▶ _Listed records_
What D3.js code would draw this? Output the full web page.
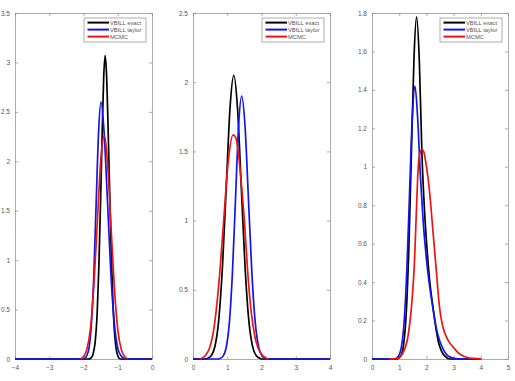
<!DOCTYPE html>
<html>
<head>
<meta charset="utf-8">
<script src="https://cdn.jsdelivr.net/npm/d3@7"></script>
<style>
  body { margin: 0; background: #fff; }
  svg { display: block; }
</style>
</head>
<body>
<svg id="chart" width="515" height="381"></svg>
<script>
// three posterior density panels

const legendLabels = ["VBILL exact", "VBILL taylor", "MCMC"];
const seriesColors = ["#000000", "#1414ec", "#ee1414"];

// panel 1
const p1XTicks = [-4, -3, -2, -1, 0];
const p1YTicks = [0, 0.5, 1, 1.5, 2, 2.5, 3, 3.5];
const p1Exact = [[-4, 0], [-1.85, 0], [-1.78, 0.01], [-1.72, 0.05], [-1.66, 0.17], [-1.6, 0.47], [-1.55, 0.95],
  [-1.5, 1.62], [-1.45, 2.35], [-1.41, 2.85], [-1.37, 3.07], [-1.33, 2.9], [-1.29, 2.45], [-1.24, 1.75],
  [-1.19, 1.08], [-1.14, 0.57], [-1.09, 0.25], [-1.04, 0.09], [-0.98, 0.02], [-0.92, 0], [0, 0]];
const p1Taylor = [[-4, 0], [-2.04, 0], [-1.98, 0.005], [-1.91, 0.03], [-1.84, 0.11], [-1.77, 0.35], [-1.7, 0.84],
  [-1.63, 1.58], [-1.56, 2.29], [-1.49, 2.6], [-1.4, 2.3], [-1.3, 1.6], [-1.2, 0.86], [-1.1, 0.36],
  [-1.0, 0.11], [-0.9, 0.03], [-0.81, 0.005], [-0.75, 0], [0, 0]];
const p1Mcmc = [[-2.08, 0], [-2.0, 0.025], [-1.9, 0.1], [-1.8, 0.3], [-1.7, 0.73], [-1.6, 1.36], [-1.5, 1.99],
  [-1.42, 2.24], [-1.38, 2.25], [-1.3, 1.99], [-1.2, 1.36], [-1.1, 0.73], [-1.0, 0.3], [-0.9, 0.1],
  [-0.8, 0.025], [-0.72, 0]];

// panel 2
const p2XTicks = [0, 1, 2, 3, 4];
const p2YTicks = [0, 0.5, 1, 1.5, 2, 2.5];
const p2Exact = [[0, 0], [0.34, 0], [0.42, 0.004], [0.53, 0.023], [0.64, 0.09], [0.75, 0.277], [0.86, 0.666],
  [0.97, 1.24], [1.08, 1.81], [1.19, 2.05], [1.3, 1.81], [1.41, 1.24], [1.52, 0.666], [1.63, 0.277],
  [1.74, 0.09], [1.85, 0.023], [1.96, 0.004], [2.05, 0], [4, 0]];
const p2Taylor = [[0, 0], [0.7, 0], [0.79, 0.004], [0.88, 0.021], [0.97, 0.083], [1.06, 0.257], [1.15, 0.617],
  [1.24, 1.15], [1.33, 1.68], [1.42, 1.9], [1.52, 1.68], [1.62, 1.15], [1.72, 0.617], [1.82, 0.257],
  [1.92, 0.083], [2.02, 0.021], [2.12, 0.004], [2.22, 0], [4, 0]];
const p2Mcmc = [[0.2, 0], [0.33, 0.018], [0.47, 0.07], [0.61, 0.22], [0.75, 0.53], [0.89, 0.98], [1.03, 1.43],
  [1.17, 1.62], [1.25, 1.6], [1.32, 1.5], [1.4, 1.3], [1.5, 1.0], [1.6, 0.62], [1.7, 0.34], [1.8, 0.17],
  [1.9, 0.08], [2.0, 0.035], [2.1, 0.012], [2.2, 0]];

// panel 3
const p3XTicks = [0, 1, 2, 3, 4, 5];
const p3YTicks = [0, 0.2, 0.4, 0.6, 0.8, 1, 1.2, 1.4, 1.6, 1.8];
const p3Exact = [[0, 0], [0.9, 0], [0.97, 0.004], [1.07, 0.02], [1.165, 0.078], [1.26, 0.241], [1.355, 0.578],
  [1.45, 1.08], [1.545, 1.57], [1.64, 1.78], [1.74, 1.55], [1.84, 1.05], [1.94, 0.75], [2.04, 0.54],
  [2.14, 0.38], [2.24, 0.27], [2.34, 0.17], [2.44, 0.09], [2.56, 0.04], [2.7, 0.012], [2.85, 0], [4, 0]];
const p3Taylor = [[0, 0], [0.77, 0], [0.88, 0.003], [0.98, 0.016], [1.08, 0.062], [1.18, 0.19], [1.28, 0.46],
  [1.38, 0.86], [1.48, 1.25], [1.58, 1.42], [1.68, 1.25], [1.78, 0.95], [1.88, 0.72], [1.98, 0.55],
  [2.08, 0.42], [2.18, 0.32], [2.28, 0.23], [2.38, 0.15], [2.5, 0.09], [2.62, 0.05], [2.76, 0.02],
  [2.95, 0.006], [3.2, 0], [4, 0]];
const p3Mcmc = [[0.62, 0], [0.8, 0.001], [0.96, 0.004], [1.06, 0.015], [1.18, 0.045], [1.3, 0.1], [1.4, 0.2],
  [1.48, 0.32], [1.56, 0.5], [1.64, 0.8], [1.7, 1.0], [1.76, 1.07], [1.83, 1.09], [1.9, 1.08], [1.97, 1.03],
  [2.07, 0.93], [2.15, 0.82], [2.22, 0.7], [2.28, 0.6], [2.34, 0.5], [2.4, 0.4], [2.46, 0.3], [2.53, 0.22],
  [2.62, 0.16], [2.72, 0.12], [2.85, 0.085], [3.0, 0.06], [3.15, 0.035], [3.3, 0.02], [3.5, 0.008],
  [3.75, 0.003], [4.03, 0]];

const panels = [
  { left: 15, right: 152, xDomain: [-4, 0], yDomain: [0, 3.5], xTicks: p1XTicks, yTicks: p1YTicks, series: [p1Exact, p1Taylor, p1Mcmc] },
  { left: 193, right: 330, xDomain: [0, 4], yDomain: [0, 2.5], xTicks: p2XTicks, yTicks: p2YTicks, series: [p2Exact, p2Taylor, p2Mcmc] },
  { left: 372, right: 508, xDomain: [0, 5], yDomain: [0, 1.8], xTicks: p3XTicks, yTicks: p3YTicks, series: [p3Exact, p3Taylor, p3Mcmc] }
];

const plotTop = 13, plotBottom = 359;
const axisColor = "#8a8a8a", textColor = "#555";
const svg = d3.select("#chart");

panels.forEach(p => {
  const x = d3.scaleLinear().domain(p.xDomain).range([p.left, p.right]);
  const y = d3.scaleLinear().domain(p.yDomain).range([plotBottom, plotTop]);
  const g = svg.append("g");

  // matlab style box with inward ticks on all sides
  const axes = [
    { ax: d3.axisBottom(x), t: `translate(0,${plotBottom})`, labels: true },
    { ax: d3.axisTop(x), t: `translate(0,${plotTop})`, labels: false },
    { ax: d3.axisLeft(y), t: `translate(${p.left},0)`, labels: true },
    { ax: d3.axisRight(y), t: `translate(${p.right},0)`, labels: false }
  ];
  axes.forEach((a, i) => {
    const isX = i < 2;
    a.ax.tickValues(isX ? p.xTicks : p.yTicks)
      .tickSizeInner(-3)
      .tickSizeOuter(0)
      .tickPadding(isX ? 6 : 5)
      .tickFormat(a.labels ? d3.format("") : () => "");
    const ag = g.append("g").attr("transform", a.t).call(a.ax);
    ag.select(".domain").attr("stroke", axisColor).attr("stroke-width", 0.7);
    ag.selectAll(".tick line").attr("stroke", axisColor).attr("stroke-width", 0.7);
    ag.selectAll(".tick text")
      .attr("fill", textColor)
      .style("font", "6.5px 'Liberation Sans', Arial, sans-serif");
  });

  const line = d3.line()
    .x(d => x(d[0]))
    .y(d => y(d[1]))
    .curve(d3.curveMonotoneX);

  p.series.forEach((s, i) => {
    g.append("path")
      .datum(s)
      .attr("fill", "none")
      .attr("stroke", seriesColors[i])
      .attr("stroke-width", 1.7)
      .attr("stroke-linejoin", "round")
      .attr("d", line);
  });

  // legend in the upper right corner
  const lw = 62, lh = 24;
  const lx = p.right - 6 - lw, ly = 18;
  const leg = g.append("g").attr("transform", `translate(${lx},${ly})`);
  leg.append("rect")
    .attr("width", lw).attr("height", lh)
    .attr("fill", "#fff")
    .attr("stroke", axisColor)
    .attr("stroke-width", 0.7);
  legendLabels.forEach((name, i) => {
    const yy = 4.6 + i * 7;
    leg.append("line")
      .attr("x1", 3.5).attr("x2", 25)
      .attr("y1", yy).attr("y2", yy)
      .attr("stroke", seriesColors[i])
      .attr("stroke-width", 2);
    leg.append("text")
      .attr("x", 26).attr("y", yy + 2)
      .attr("fill", textColor)
      .style("font", "5.8px 'Liberation Sans', Arial, sans-serif")
      .text(name);
  });
});
</script>
</body>
</html>
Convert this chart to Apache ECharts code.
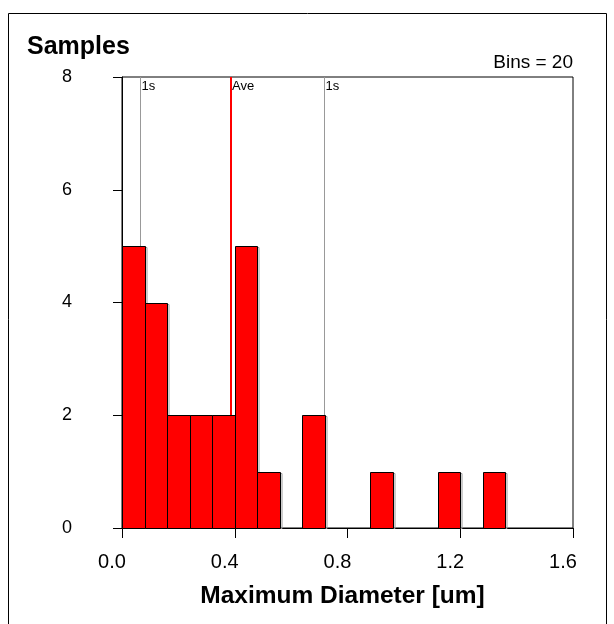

▶ _Written exercise_
From the opening line of the listing above through the line bearing "[-0.8, 0.025], [-0.72, 0]];", repeat each line exactly. Drop every picture.

▶ _Expected output_
What D3.js code would draw this? Output the full web page.
<!DOCTYPE html>
<html>
<head>
<meta charset="utf-8">
<script src="https://cdn.jsdelivr.net/npm/d3@7"></script>
<style>
  body { margin: 0; background: #fff; }
  svg { display: block; }
</style>
</head>
<body>
<svg id="chart" width="515" height="381"></svg>
<script>
// three posterior density panels

const legendLabels = ["VBILL exact", "VBILL taylor", "MCMC"];
const seriesColors = ["#000000", "#1414ec", "#ee1414"];

// panel 1
const p1XTicks = [-4, -3, -2, -1, 0];
const p1YTicks = [0, 0.5, 1, 1.5, 2, 2.5, 3, 3.5];
const p1Exact = [[-4, 0], [-1.85, 0], [-1.78, 0.01], [-1.72, 0.05], [-1.66, 0.17], [-1.6, 0.47], [-1.55, 0.95],
  [-1.5, 1.62], [-1.45, 2.35], [-1.41, 2.85], [-1.37, 3.07], [-1.33, 2.9], [-1.29, 2.45], [-1.24, 1.75],
  [-1.19, 1.08], [-1.14, 0.57], [-1.09, 0.25], [-1.04, 0.09], [-0.98, 0.02], [-0.92, 0], [0, 0]];
const p1Taylor = [[-4, 0], [-2.04, 0], [-1.98, 0.005], [-1.91, 0.03], [-1.84, 0.11], [-1.77, 0.35], [-1.7, 0.84],
  [-1.63, 1.58], [-1.56, 2.29], [-1.49, 2.6], [-1.4, 2.3], [-1.3, 1.6], [-1.2, 0.86], [-1.1, 0.36],
  [-1.0, 0.11], [-0.9, 0.03], [-0.81, 0.005], [-0.75, 0], [0, 0]];
const p1Mcmc = [[-2.08, 0], [-2.0, 0.025], [-1.9, 0.1], [-1.8, 0.3], [-1.7, 0.73], [-1.6, 1.36], [-1.5, 1.99],
  [-1.42, 2.24], [-1.38, 2.25], [-1.3, 1.99], [-1.2, 1.36], [-1.1, 0.73], [-1.0, 0.3], [-0.9, 0.1],
  [-0.8, 0.025], [-0.72, 0]];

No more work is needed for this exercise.